Payments Giant Verifone Investigating Breach

Credit and debit card payments giant Verifone [NYSE: PAY] is investigating a breach of its internal computer networks that appears to have impacted a number of companies running its point-of-sale solutions, according to sources. Verifone says the extent of the breach was limited to its corporate network and that its payment services network was not impacted.

San Jose, Calif.-based Verifone is the largest maker of credit card terminals used in the United States. It sells point-of-sale terminals and services to support the swiping and processing of credit and debit card payments at a variety of businesses, including retailers, taxis, and fuel stations.

On Jan. 23, 2017, Verifone sent an “urgent” email to all company staff and contractors, warning they had 24 hours to change all company passwords.

“We are currently investigating an IT control matter in the Verifone environment,” reads an email memo penned by Steve Horan, Verifone Inc.’s senior vice president and chief information officer. “As a precaution, we are taking immediate steps to improve our controls.”

An internal memo sent by Verifone's chief information officer to all staff and contractors, telling them to change their passwords. The memo also users would no longer be able to install software at will, apparently something everyone at the company could do prior to this notice.

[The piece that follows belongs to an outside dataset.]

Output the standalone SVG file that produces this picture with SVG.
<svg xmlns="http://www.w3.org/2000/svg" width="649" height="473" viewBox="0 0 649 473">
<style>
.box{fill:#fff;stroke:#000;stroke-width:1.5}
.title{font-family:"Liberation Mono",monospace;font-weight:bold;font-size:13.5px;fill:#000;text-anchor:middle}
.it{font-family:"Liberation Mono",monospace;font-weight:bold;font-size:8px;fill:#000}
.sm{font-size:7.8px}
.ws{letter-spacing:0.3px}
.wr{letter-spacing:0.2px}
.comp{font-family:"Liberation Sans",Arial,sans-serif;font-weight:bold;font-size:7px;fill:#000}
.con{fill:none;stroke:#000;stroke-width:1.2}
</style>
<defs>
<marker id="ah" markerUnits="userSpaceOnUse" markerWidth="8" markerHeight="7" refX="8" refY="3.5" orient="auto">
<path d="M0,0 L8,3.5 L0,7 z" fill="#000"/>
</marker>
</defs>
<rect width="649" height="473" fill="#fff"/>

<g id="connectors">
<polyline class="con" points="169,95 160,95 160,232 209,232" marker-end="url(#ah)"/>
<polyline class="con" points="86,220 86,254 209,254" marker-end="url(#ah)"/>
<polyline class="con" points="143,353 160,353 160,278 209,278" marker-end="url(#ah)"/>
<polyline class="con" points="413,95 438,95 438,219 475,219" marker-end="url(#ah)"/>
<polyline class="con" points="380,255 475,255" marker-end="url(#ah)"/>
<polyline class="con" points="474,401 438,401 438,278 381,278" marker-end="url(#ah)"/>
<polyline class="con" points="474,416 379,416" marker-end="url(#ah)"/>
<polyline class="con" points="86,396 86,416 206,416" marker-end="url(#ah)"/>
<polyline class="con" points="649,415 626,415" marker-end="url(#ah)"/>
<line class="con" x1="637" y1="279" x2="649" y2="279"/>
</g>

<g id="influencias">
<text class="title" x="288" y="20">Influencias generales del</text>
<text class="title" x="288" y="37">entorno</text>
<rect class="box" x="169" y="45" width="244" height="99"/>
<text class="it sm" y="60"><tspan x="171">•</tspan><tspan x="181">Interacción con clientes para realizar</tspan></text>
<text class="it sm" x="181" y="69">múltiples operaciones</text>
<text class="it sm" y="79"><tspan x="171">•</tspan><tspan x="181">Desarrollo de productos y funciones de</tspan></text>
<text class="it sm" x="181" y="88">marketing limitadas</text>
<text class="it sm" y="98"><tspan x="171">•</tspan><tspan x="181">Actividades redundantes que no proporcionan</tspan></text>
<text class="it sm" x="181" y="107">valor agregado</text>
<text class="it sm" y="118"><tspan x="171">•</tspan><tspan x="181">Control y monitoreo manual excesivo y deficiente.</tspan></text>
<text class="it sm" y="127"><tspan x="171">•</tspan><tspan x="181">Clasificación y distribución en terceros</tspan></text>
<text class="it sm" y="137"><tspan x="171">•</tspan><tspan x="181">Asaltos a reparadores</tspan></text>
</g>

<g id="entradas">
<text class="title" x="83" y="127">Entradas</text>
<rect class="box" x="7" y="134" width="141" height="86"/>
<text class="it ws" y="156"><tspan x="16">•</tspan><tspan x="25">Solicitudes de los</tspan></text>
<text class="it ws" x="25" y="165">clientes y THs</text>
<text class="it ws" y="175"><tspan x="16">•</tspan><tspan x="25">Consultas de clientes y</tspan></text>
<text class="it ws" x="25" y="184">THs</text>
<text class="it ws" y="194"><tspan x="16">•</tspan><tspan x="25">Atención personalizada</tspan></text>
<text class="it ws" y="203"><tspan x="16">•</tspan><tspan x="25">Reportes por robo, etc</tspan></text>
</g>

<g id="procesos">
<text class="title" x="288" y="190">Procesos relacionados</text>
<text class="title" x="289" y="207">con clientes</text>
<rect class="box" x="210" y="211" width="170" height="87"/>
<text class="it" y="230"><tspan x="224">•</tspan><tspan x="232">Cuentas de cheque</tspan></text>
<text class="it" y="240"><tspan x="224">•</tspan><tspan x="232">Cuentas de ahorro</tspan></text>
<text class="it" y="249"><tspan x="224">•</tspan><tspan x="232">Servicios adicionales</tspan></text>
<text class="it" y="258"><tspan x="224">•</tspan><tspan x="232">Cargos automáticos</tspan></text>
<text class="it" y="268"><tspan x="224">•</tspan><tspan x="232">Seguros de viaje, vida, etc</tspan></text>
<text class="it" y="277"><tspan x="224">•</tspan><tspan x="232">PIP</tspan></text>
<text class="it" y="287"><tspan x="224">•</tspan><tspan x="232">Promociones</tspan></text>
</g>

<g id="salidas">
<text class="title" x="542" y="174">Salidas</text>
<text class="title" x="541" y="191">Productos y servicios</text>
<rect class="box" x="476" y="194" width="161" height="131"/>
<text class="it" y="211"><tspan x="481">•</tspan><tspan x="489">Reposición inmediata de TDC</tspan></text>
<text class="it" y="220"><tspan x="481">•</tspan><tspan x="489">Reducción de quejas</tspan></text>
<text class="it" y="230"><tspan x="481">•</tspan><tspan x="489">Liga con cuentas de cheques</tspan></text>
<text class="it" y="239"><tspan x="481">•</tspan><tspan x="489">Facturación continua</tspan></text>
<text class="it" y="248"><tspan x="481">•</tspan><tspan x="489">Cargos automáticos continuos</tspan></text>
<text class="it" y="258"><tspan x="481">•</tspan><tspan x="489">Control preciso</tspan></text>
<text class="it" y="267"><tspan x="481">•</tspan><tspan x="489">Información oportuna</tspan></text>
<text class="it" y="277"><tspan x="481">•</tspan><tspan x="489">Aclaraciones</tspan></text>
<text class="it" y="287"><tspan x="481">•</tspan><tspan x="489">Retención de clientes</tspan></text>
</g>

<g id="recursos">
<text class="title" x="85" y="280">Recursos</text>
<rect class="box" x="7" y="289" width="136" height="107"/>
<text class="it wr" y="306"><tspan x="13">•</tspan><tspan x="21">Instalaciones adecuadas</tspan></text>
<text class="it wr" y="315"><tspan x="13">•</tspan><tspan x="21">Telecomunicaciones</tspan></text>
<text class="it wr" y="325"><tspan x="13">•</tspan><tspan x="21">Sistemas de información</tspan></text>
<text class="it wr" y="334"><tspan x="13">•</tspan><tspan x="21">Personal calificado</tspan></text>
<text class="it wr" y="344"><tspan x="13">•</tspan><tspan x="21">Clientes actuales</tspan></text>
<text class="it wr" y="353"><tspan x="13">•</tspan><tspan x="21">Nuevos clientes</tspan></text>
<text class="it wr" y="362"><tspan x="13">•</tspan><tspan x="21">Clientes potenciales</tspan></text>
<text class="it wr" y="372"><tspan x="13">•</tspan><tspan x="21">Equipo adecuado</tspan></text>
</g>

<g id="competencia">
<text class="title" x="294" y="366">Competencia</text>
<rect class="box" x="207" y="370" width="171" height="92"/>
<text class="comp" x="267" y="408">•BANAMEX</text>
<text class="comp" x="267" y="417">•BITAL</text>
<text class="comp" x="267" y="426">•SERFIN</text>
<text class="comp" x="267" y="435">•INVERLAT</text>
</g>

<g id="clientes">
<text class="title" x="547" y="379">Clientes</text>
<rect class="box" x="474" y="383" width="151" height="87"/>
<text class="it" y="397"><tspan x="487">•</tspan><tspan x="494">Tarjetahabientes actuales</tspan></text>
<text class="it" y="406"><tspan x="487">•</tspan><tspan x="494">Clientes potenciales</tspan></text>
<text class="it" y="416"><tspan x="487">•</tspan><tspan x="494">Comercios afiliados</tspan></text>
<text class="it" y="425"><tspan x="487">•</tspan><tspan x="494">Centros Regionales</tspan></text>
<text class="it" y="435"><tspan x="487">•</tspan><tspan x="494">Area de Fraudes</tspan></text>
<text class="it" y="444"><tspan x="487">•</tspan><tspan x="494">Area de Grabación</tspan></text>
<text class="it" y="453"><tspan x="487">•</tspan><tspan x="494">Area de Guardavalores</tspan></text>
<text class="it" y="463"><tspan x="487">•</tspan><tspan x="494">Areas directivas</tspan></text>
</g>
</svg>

An internal memo sent Jan. 23, 2017 by Verifone’s chief information officer to all staff and contractors, telling them to change their passwords. The memo also states that Verifone employees would no longer be able to install software at will, apparently something everyone at the company could do prior to this notice.

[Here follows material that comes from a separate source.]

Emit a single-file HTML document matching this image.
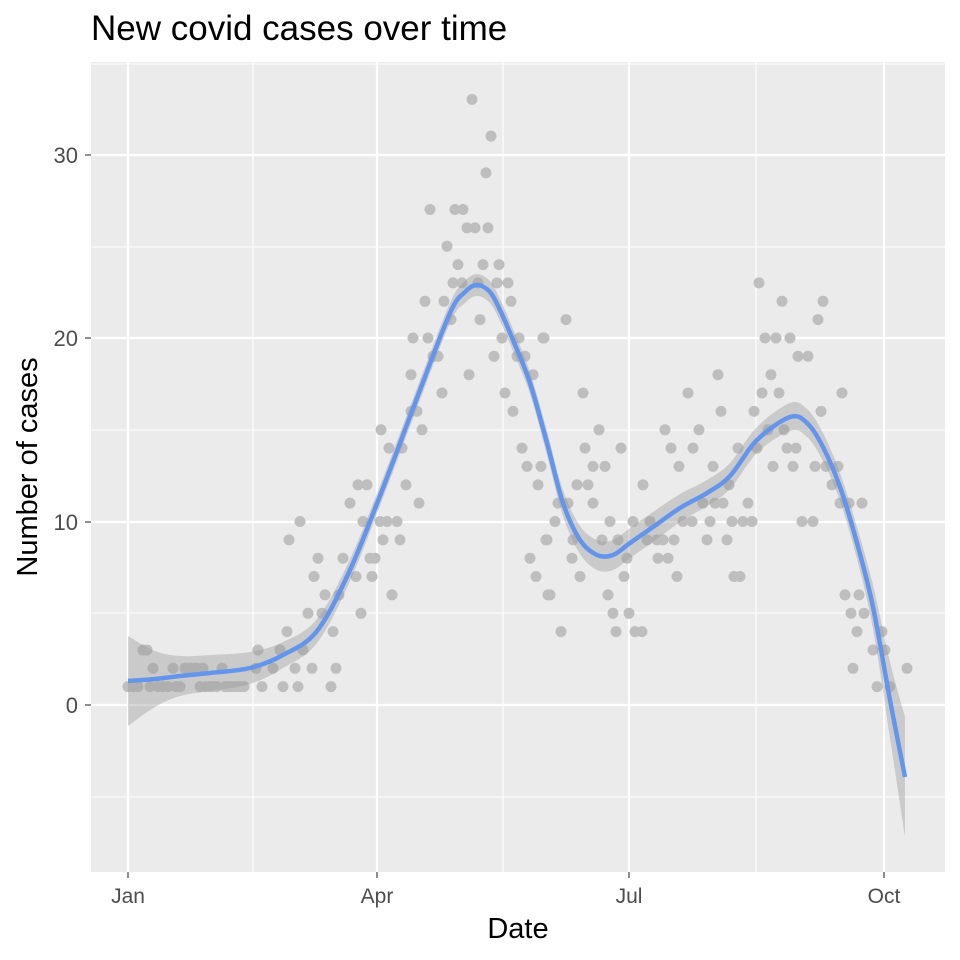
<!DOCTYPE html>
<html><head><meta charset="utf-8"><style>body{margin:0;background:#fff}svg{display:block}</style></head><body>
<svg id="s" width="960" height="960" xmlns="http://www.w3.org/2000/svg" font-family="Liberation Sans, sans-serif">
<rect x="0" y="0" width="960" height="960" fill="#fff"/>
<rect x="91" y="62" width="854" height="810" fill="#ebebeb"/>
<g stroke="#fff" stroke-width="1.1">
<line x1="91" x2="945" y1="797" y2="797"/><line x1="91" x2="945" y1="613" y2="613"/><line x1="91" x2="945" y1="430" y2="430"/><line x1="91" x2="945" y1="247" y2="247"/><line x1="91" x2="945" y1="64" y2="64"/>
<line y1="62" y2="872" x1="253" x2="253"/><line y1="62" y2="872" x1="503" x2="503"/><line y1="62" y2="872" x1="756" x2="756"/>
</g>
<g stroke="#fff" stroke-width="2.2">
<line x1="91" x2="945" y1="705" y2="705"/><line x1="91" x2="945" y1="522" y2="522"/><line x1="91" x2="945" y1="338" y2="338"/><line x1="91" x2="945" y1="155" y2="155"/>
<line y1="62" y2="872" x1="128" x2="128"/><line y1="62" y2="872" x1="377" x2="377"/><line y1="62" y2="872" x1="629" x2="629"/><line y1="62" y2="872" x1="884" x2="884"/>
</g>
<g id="pts" fill="#bebebe"></g>
<path id="band" fill="#999" fill-opacity="0.4"/>
<path id="curve" fill="none" stroke="#6495ed" stroke-width="4.5"/>
<g stroke="#333" stroke-width="1.1">
<line x1="85" x2="91" y1="705" y2="705"/><line x1="85" x2="91" y1="522" y2="522"/><line x1="85" x2="91" y1="338" y2="338"/><line x1="85" x2="91" y1="155" y2="155"/>
<line y1="872" y2="878" x1="128" x2="128"/><line y1="872" y2="878" x1="377" x2="377"/><line y1="872" y2="878" x1="629" x2="629"/><line y1="872" y2="878" x1="884" x2="884"/>
</g>
<g fill="#4d4d4d" font-size="22" text-anchor="end">
<text x="78" y="713">0</text><text x="78" y="530">10</text><text x="78" y="346">20</text><text x="78" y="163">30</text>
</g>
<g fill="#4d4d4d" font-size="21" text-anchor="middle">
<text x="128" y="903">Jan</text><text x="377" y="903">Apr</text><text x="629" y="903">Jul</text><text x="884" y="903">Oct</text>
</g>
<text x="518" y="938" font-size="29" text-anchor="middle" fill="#000">Date</text>
<text transform="translate(37,467) rotate(-90)" font-size="29" text-anchor="middle" fill="#000">Number of cases</text>
<text x="91" y="40" font-size="35" fill="#000">New covid cases over time</text>
</svg>
<script>
var P=[[128,1],[133,1],[138,1],[143,3],[147,3],[150,1],[153,2],[158,1],[163,1],[168,1],[173,2],[176,1],[180,1],[185,2],[190,2],[194,2],[197,2],[200,1],[203,2],[206,1],[210,1],[213,1],[217,1],[222,2],[225,1],[228,1],[232,1],[236,1],[240,1],[244,1],
[262,1],[283,1],[298,1],[331,1],[256,2],[273,2],[295,2],[312,2],[336,2],[258,3],[280,3],[303,3],[287,4],[333,4],[308,5],[322,5],[361,5],[325,6],[339,6],[392,6],[314,7],[356,7],[372,7],[318,8],[343,8],[370,8],[375,8],[289,9],[383,9],[400,9],[300,10],[363,10],[380,10],[387,10],[397,10],[350,11],[419,11],[358,12],[367,12],[406,12],[381,15],[389,14],[402,14],[422,15],[411,16],[417,16],[442,17],[411,18],[438,19],[433,19],[413,20],[428,20],[469,18],[494,19],[502,20],[519,20],[543,20],[425,22],[444,22],[451,21],[480,21],[453,23],[462,23],[478,23],[497,23],[508,23],[511,22],[458,24],[483,24],[499,24],[447,25],[467,26],[475,26],[488,26],[430,27],[455,27],[463,27],[486,29],[491,31],[472,33],[505,17],[513,16],[522,14],[527,13],[541,13],[538,12],[517,19],[525,19],[533,18],[546,9],[530,8],[536,7],[548,6],
[566,21],[544,20],[583,17],[599,15],[585,14],[621,14],[593,13],[605,13],[577,12],[588,12],[558,11],[568,11],[593,11],[555,10],[610,10],[633,10],[547,9],[573,9],[602,9],[618,9],[572,8],[627,8],[580,7],[624,7],[550,6],[608,6],[613,5],[629,5],[561,4],[616,4],[635,4],[642,4],[643,12],[650,10],[647,9],[657,9],[663,9],[674,9],[658,8],[668,8],[677,7],[665,15],[671,14],[679,13],[699,15],[693,14],[688,17],[718,18],[721,16],[713,13],[729,12],[703,11],[715,11],[723,11],[748,11],[683,10],[692,10],[710,10],[732,10],[743,10],[752,10],[707,9],[727,9],[734,7],[740,7],[738,14],[757,14],[754,16],[768,15],[784,15],[762,17],[779,17],[771,18],[765,20],[776,20],[790,20],[798,19],[808,19],[759,23],[782,22],[823,22],[818,21],[787,14],[796,14],[773,13],[793,13],[815,13],[826,13],[838,13],[821,16],[842,17],[832,12],[840,11],[849,11],[862,11],[802,10],[813,10],[845,6],[859,6],[851,5],[864,5],[857,4],[882,4],[873,3],[885,3],[853,2],[907,2],[877,1],[890,1]];
var g=document.getElementById('pts'),h='';
P.forEach(function(p){h+='<circle cx="'+p[0]+'" cy="'+(705-p[1]*18.35).toFixed(1)+'" r="5.5"/>';});
g.innerHTML=h;
var C=[[128,681,45],[155,679,28],[180,676,20],[210,673,18],[250,668,16],[283,655,13],[317,631,12],[350,570,11],[383,488,10],[417,398,10],[450,313,10],[465,292,11],[477,285,11],[490,292,11],[500,310,11],[513,340,11],[530,383,11],[547,443,12],[563,503,13],[580,540,14],[597,555,15],[613,555,15],[630,543,15],[653,527,15],[680,508,14],[707,493,13],[730,476,13],[757,440,13],[790,417,14],[807,423,14],[823,447,14],[840,487,14],[857,543,16],[873,607,22],[890,700,38],[905,777,60]];
function sm(a){var d='M'+a[0][0]+','+a[0][1];for(var i=0;i<a.length-1;i++){var p0=a[Math.max(i-1,0)],p1=a[i],p2=a[i+1],p3=a[Math.min(i+2,a.length-1)];
d+=' C'+(p1[0]+(p2[0]-p0[0])/6).toFixed(1)+','+(p1[1]+(p2[1]-p0[1])/6).toFixed(1)+' '+(p2[0]-(p3[0]-p1[0])/6).toFixed(1)+','+(p2[1]-(p3[1]-p1[1])/6).toFixed(1)+' '+p2[0]+','+p2[1];}return d;}
document.getElementById('curve').setAttribute('d',sm(C));
var up=C.map(function(c){return [c[0],c[1]-c[2]];}),lo=C.map(function(c){return [c[0],c[1]+c[2]];}).reverse();
document.getElementById('band').setAttribute('d',sm(up)+' L'+sm(lo).slice(1)+'Z');
</script>
</body></html>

The internal Verifone memo — a copy of which was obtained by KrebsOnSecurity and is pictured above — also informed employees they would no longer be allowed to install software of any kind on company computers and laptops.

Asked about the breach reports, a Verifone spokesman said the company saw evidence in January 2017 of an intrusion in a “limited portion” of its internal network, but that the breach never impacted its payment services network.